- [WHAT YOU ARE ASKED TO DO]: Count the lines below that contain the word "this", and reply with only that number.

- [RECORDS PROVIDED]:
········

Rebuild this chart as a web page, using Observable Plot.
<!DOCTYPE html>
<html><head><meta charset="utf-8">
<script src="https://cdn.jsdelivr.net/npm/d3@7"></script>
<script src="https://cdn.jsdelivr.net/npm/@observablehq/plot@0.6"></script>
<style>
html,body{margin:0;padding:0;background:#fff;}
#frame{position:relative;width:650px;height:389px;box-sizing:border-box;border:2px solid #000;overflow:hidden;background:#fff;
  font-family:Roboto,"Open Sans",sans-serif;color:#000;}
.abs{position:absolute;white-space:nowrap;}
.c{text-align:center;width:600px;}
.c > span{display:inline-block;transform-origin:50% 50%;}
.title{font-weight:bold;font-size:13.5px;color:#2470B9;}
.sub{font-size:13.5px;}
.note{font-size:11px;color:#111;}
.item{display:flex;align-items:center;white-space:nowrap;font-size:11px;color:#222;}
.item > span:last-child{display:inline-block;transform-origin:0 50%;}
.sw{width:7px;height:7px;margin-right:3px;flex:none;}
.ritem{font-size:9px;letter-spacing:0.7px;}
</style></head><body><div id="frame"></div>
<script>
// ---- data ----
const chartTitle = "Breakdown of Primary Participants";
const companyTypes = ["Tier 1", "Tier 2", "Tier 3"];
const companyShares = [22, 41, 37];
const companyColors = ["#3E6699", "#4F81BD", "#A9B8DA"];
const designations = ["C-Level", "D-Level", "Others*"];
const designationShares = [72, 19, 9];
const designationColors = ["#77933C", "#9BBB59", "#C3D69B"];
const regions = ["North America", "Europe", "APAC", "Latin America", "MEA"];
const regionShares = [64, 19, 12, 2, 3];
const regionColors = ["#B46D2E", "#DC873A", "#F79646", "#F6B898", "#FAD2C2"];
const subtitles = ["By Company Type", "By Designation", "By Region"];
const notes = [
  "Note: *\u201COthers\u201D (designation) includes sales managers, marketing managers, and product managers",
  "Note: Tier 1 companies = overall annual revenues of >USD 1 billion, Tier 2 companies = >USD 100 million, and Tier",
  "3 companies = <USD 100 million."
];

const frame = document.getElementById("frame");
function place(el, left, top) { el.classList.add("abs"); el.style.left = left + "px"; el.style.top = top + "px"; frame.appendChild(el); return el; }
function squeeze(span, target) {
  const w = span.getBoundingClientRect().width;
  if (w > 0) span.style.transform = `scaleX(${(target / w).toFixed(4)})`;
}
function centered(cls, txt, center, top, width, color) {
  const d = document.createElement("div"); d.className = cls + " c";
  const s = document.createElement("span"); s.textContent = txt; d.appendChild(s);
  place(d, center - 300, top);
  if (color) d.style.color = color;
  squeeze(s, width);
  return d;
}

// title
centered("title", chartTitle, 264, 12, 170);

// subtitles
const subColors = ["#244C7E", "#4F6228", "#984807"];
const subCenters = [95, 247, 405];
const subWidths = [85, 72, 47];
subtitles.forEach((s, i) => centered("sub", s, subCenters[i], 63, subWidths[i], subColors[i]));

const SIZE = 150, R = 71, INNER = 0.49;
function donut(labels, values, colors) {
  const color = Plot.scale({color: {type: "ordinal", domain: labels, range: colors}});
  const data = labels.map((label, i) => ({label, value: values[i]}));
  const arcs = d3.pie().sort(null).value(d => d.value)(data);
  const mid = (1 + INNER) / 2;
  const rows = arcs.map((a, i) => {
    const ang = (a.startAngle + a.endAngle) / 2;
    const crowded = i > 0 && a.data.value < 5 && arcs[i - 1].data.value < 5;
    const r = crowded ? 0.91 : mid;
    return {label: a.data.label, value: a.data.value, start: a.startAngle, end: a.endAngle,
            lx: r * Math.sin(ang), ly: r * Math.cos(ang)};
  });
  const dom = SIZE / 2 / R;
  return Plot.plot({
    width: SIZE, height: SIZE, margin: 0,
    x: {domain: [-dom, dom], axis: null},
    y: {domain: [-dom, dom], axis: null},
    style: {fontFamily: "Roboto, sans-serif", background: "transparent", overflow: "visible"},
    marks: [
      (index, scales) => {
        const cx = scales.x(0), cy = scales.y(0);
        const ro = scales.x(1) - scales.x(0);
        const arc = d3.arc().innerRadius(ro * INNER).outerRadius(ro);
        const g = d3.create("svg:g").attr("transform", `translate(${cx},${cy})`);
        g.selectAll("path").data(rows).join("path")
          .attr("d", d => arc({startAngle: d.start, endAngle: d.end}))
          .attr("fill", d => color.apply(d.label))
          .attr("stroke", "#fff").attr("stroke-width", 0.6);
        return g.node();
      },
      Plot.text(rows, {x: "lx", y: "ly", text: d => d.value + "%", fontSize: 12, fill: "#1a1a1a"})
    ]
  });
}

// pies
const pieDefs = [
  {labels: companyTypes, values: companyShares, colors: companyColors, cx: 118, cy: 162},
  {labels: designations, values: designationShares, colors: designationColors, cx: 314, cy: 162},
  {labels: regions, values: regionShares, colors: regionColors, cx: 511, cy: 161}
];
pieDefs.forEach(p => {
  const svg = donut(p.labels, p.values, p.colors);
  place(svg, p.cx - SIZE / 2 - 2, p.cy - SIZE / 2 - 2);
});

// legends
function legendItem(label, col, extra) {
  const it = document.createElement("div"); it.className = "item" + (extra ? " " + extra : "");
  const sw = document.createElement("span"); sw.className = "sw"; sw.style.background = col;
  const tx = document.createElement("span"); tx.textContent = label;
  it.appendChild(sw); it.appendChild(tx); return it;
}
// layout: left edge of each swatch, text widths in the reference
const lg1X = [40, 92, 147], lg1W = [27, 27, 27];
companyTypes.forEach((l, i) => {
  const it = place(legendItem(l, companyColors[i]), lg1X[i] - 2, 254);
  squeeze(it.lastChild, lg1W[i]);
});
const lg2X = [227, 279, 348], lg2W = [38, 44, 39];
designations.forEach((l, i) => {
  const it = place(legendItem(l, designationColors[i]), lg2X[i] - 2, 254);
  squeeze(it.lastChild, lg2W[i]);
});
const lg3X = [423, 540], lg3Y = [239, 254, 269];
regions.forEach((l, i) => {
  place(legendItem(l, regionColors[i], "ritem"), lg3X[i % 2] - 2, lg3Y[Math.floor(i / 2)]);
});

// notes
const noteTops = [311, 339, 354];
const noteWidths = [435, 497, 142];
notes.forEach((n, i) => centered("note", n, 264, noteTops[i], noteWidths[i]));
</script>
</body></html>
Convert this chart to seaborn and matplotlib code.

········

- [REPLY]: 2